Beware 'chicken littles' of welfare reform
5/7/2002 12:00:00 AM - Linda Chavez
By all accounts, welfare reform has been one of the few unqualified success stories in modern public policy, despite the dire warnings issued at the time of its enactment. Now that the landmark 1996 welfare reform legislation is up for renewal, the critics are at it again with doom and gloom predictions. But the naysayers are just as wrong this time as they were before.
It's almost embarrassing to look back at what critics predicted when Congress passed welfare reform in 1996. Former Sen. Daniel Patrick Moynihan (D-N.Y.) -- who derided Bill Clinton's support for welfare reform as "boob bait for Bubbas" -- said the legislation was "a social risk no sane person would take."
The Urban Institute predicted that the legislation might push an additional 1.1 million more children into poverty and make life more difficult for millions of others.
The National Organization for Women warned that President Bill Clinton made a "big, big mistake" by signing the bill. "I think it's going to dog him," an official for NOW predicted about the legislation that was one of Clinton's few lasting achievements as president.

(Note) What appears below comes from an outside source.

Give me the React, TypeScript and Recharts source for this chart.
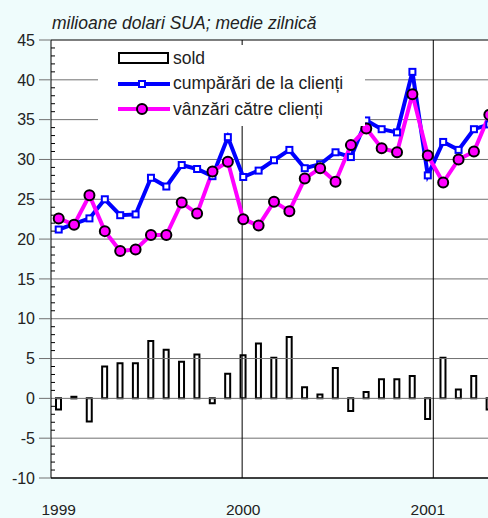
import { Bar, ComposedChart, Legend, Line, ReferenceLine, XAxis, YAxis } from "recharts";

const FONT = '"Liberation Sans", Arial, Helvetica, sans-serif';

// lunar, ian. 1999 - mai 2001
const months = [
  "1999-01", "1999-02", "1999-03", "1999-04", "1999-05", "1999-06",
  "1999-07", "1999-08", "1999-09", "1999-10", "1999-11", "1999-12",
  "2000-01", "2000-02", "2000-03", "2000-04", "2000-05", "2000-06",
  "2000-07", "2000-08", "2000-09", "2000-10", "2000-11", "2000-12",
  "2001-01", "2001-02", "2001-03", "2001-04", "2001-05",
];

const cumparari = [
  21.2, 21.9, 22.6, 25.0, 23.0, 23.1, 27.7, 26.6, 29.3, 28.8, 27.9, 32.8,
  27.8, 28.6, 29.9, 31.2, 28.9, 29.4, 30.9, 30.3, 34.9, 33.8, 33.4, 41.0,
  28.0, 32.2, 31.2, 33.8, 34.4,
];

const vanzari = [
  22.6, 21.8, 25.5, 21.0, 18.5, 18.7, 20.5, 20.5, 24.6, 23.2, 28.5, 29.7,
  22.5, 21.7, 24.7, 23.5, 27.6, 28.9, 27.2, 31.8, 33.9, 31.4, 30.9, 38.2,
  30.5, 27.1, 30.0, 31.0, 35.6,
];

const sold = [
  -1.4, 0.2, -2.9, 4.0, 4.4, 4.4, 7.2, 6.1, 4.6, 5.5, -0.6, 3.1,
  5.4, 6.9, 5.1, 7.7, 1.4, 0.5, 3.8, -1.6, 0.8, 2.4, 2.4, 2.8,
  -2.6, 5.1, 1.1, 2.8, -1.4,
];

const yearTicks = ["1999-01", "2000-01", "2001-01"];
const yearBreaks = [12, 24];
const gridValues = [-5, 0, 5, 10, 15, 20, 25, 30, 35, 40];
const yTicks = Array.from({ length: 56 }, (_, i) => i - 10);

const legendNames = ["sold", "cumpărări de la clienți", "vânzări către clienți"];

const data = months.map((m, i) => ({
  m,
  buy: cumparari[i],
  sell: vanzari[i],
  sold: sold[i],
}));

function YTick({ x, y, payload }: any) {
  const v = payload.value;
  if (v % 5 !== 0) {
    return <line x1={x} x2={x + 4} y1={y} y2={y} stroke="#000" strokeWidth={1} />;
  }
  return (
    <g>
      <line x1={x - 12} x2={x} y1={y} y2={y} stroke="#707070" strokeWidth={1} />
      <text x={x - 16} y={y} dy="0.36em" textAnchor="end" fontFamily={FONT} fontSize={16} fill="#222">
        {v}
      </text>
    </g>
  );
}

function XTick({ x, y, payload }: any) {
  return (
    <text x={x} y={y + 37} textAnchor="middle" fontFamily={FONT} fontSize={15.5} fill="#222">
      {String(payload.value).slice(0, 4)}
    </text>
  );
}

function SquareDot({ cx, cy }: any) {
  return <rect x={cx - 3} y={cy - 3} width={6} height={6} fill="#fff" stroke="#0000ff" strokeWidth={2} />;
}

function LegendBox() {
  return (
    <div style={{ width: 267, height: 81, background: "#fff", position: "relative", fontFamily: FONT, fontSize: 17.5, color: "#222" }}>
      {legendNames.map((name, i) => (
        <div
          key={name}
          style={{ position: "absolute", left: 0, top: 3 + i * 25.5, height: 20, display: "flex", alignItems: "center", whiteSpace: "nowrap" }}
        >
          <svg width={75} height={20} style={{ display: "block" }}>
            {i === 0 && <rect x={21} y={5} width={49} height={10} fill="#fff" stroke="#000" strokeWidth={2} />}
            {i === 1 && (
              <>
                <line x1={20} x2={72} y1={10} y2={10} stroke="#0000ff" strokeWidth={4} />
                <rect x={41} y={7} width={6} height={6} fill="#fff" stroke="#0000ff" strokeWidth={2} />
              </>
            )}
            {i === 2 && (
              <>
                <line x1={20} x2={72} y1={10} y2={10} stroke="#ff00ff" strokeWidth={4} />
                <circle cx={44} cy={10} r={5} fill="#ff00ff" stroke="#000" strokeWidth={2} />
              </>
            )}
          </svg>
          <span>{name}</span>
        </div>
      ))}
    </div>
  );
}

export default function App() {
  return (
    <div style={{ position: "fixed", left: 0, top: 0, width: 488, height: 518, overflow: "hidden", background: "#effcfc" }}>
      <div
        style={{ position: "absolute", left: 52, top: 13, fontFamily: FONT, fontSize: 17.5, lineHeight: "20px", fontStyle: "italic", color: "#222", whiteSpace: "nowrap" }}
      >
        milioane dolari SUA; medie zilnică
      </div>
      <ComposedChart width={500} height={518} data={data} margin={{ top: 40, right: 3, bottom: 0, left: 0 }}>
        <rect x={51} y={40} width={446} height={438} fill="#fff" />
        <XAxis
          dataKey="m"
          ticks={yearTicks}
          tick={<XTick />}
          tickLine={false}
          tickSize={0}
          tickMargin={0}
          height={40}
          axisLine={{ stroke: "#000" }}
          interval={0}
        />
        <XAxis xAxisId="yr" type="number" domain={[0, 29]} hide />
        <YAxis
          yAxisId="v"
          domain={[-10, 45]}
          ticks={yTicks}
          interval={0}
          tick={<YTick />}
          tickLine={false}
          tickSize={0}
          tickMargin={0}
          width={51}
          axisLine={{ stroke: "#000" }}
        />
        {gridValues.map((v) => (
          <ReferenceLine key={`g${v}`} yAxisId="v" y={v} stroke="#707070" strokeWidth={1} />
        ))}
        <ReferenceLine yAxisId="v" y={45} stroke="#000" strokeWidth={1} />
        <ReferenceLine yAxisId="v" y={-10} stroke="#000" strokeWidth={1} />
        {yearBreaks.map((b) => (
          <ReferenceLine key={`yb${b}`} xAxisId="yr" yAxisId="v" x={b} stroke="#000" strokeWidth={1} />
        ))}
        <Bar yAxisId="v" dataKey="sold" barSize={5} fill="#fff" stroke="#000" strokeWidth={2} isAnimationActive={false} />
        <Line
          yAxisId="v"
          dataKey="buy"
          stroke="#0000ff"
          strokeWidth={4}
          dot={(p: any) => <SquareDot key={`sq-${p.index}`} {...p} />}
          isAnimationActive={false}
        />
        <Line
          yAxisId="v"
          dataKey="sell"
          stroke="#ff00ff"
          strokeWidth={4}
          dot={{ r: 5, fill: "#ff00ff", stroke: "#000", strokeWidth: 2 }}
          isAnimationActive={false}
        />
        <Legend
          layout="vertical"
          align="center"
          verticalAlign="middle"
          content={<LegendBox />}
          wrapperStyle={{ left: 98, top: 45, width: 267, height: 81 }}
        />
      </ComposedChart>
    </div>
  );
}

And liberal columnist E.J. Dionne said at the time, "About the only hopeful thing you can say about this welfare bill rushed into law in an election-year spasm of dishonest rhetoric is that it won't work."
Well, it did work -- spectacularly so. Now, more than five years later, welfare rolls are down by more than half. But more importantly, welfare recipients who have moved off the dole and into jobs are teaching important lessons to the next generation. Seeing their moms as productive members of the work force will help poor children break the inter-generational dependency that was such a devastating consequence of the old welfare program.
Which brings us to the new "Chicken Littles" in the welfare reform debate. Building on the success of the 1996 legislation, the Bush administration has decided to expand work requirements in its proposed revisions to the welfare law. But some critics of the administration's proposals are once again warning that the sky is falling.
The administration's proposal will require that 70 percent of a state's welfare caseload be involved in "work activities" for 40 hours a week by 2008, up from the current requirement that 50 percent of the caseload engage in 30 hours of work activities. The administration's proposal also mandates that recipients spend 24 hours each week actually in a real job, up from the current requirement of 20 hours.
"Is this a more challenging standard?" asks Dr. Wade Horn, the Health and Human Services assistant secretary who is the administration's point man on welfare reform. "Yes, it's meant to be," Horn says. "But it's not Mission Impossible."
For example, recipients can spend up to three months in any 24-month period in programs that will help prepare them to enter the work force, including drug treatment, rehabilitation and training. The administration's bill will even give credit of up to 16 hours of the 40-hour "work activities" requirement for such things as volunteering for an after-school program, coaching a sports team or being a Scouts leader. This new provision encourages welfare parents to spend important and rewarding time with their children.
The administration's proposal is a big step forward in the effort to move people off of welfare and into productive roles in our society. For those recipients who take advantage of the child-friendly work activities requirement, it might even help them become better parents in the process.
Yet, for all its merits, the administration's bill has failed to gain much Democratic support in the House. What's more, a bipartisan group in the Senate is now attempting to water down the work requirements and increase funding for child care -- even though there are far fewer eligible recipients now that the welfare rolls have declined.
In the weeks ahead, expect plenty of posturing from administration critics as the welfare debate heats up. They were dead wrong in 1996, but that won't stop them from making the same baseless arguments in this new round of welfare reform.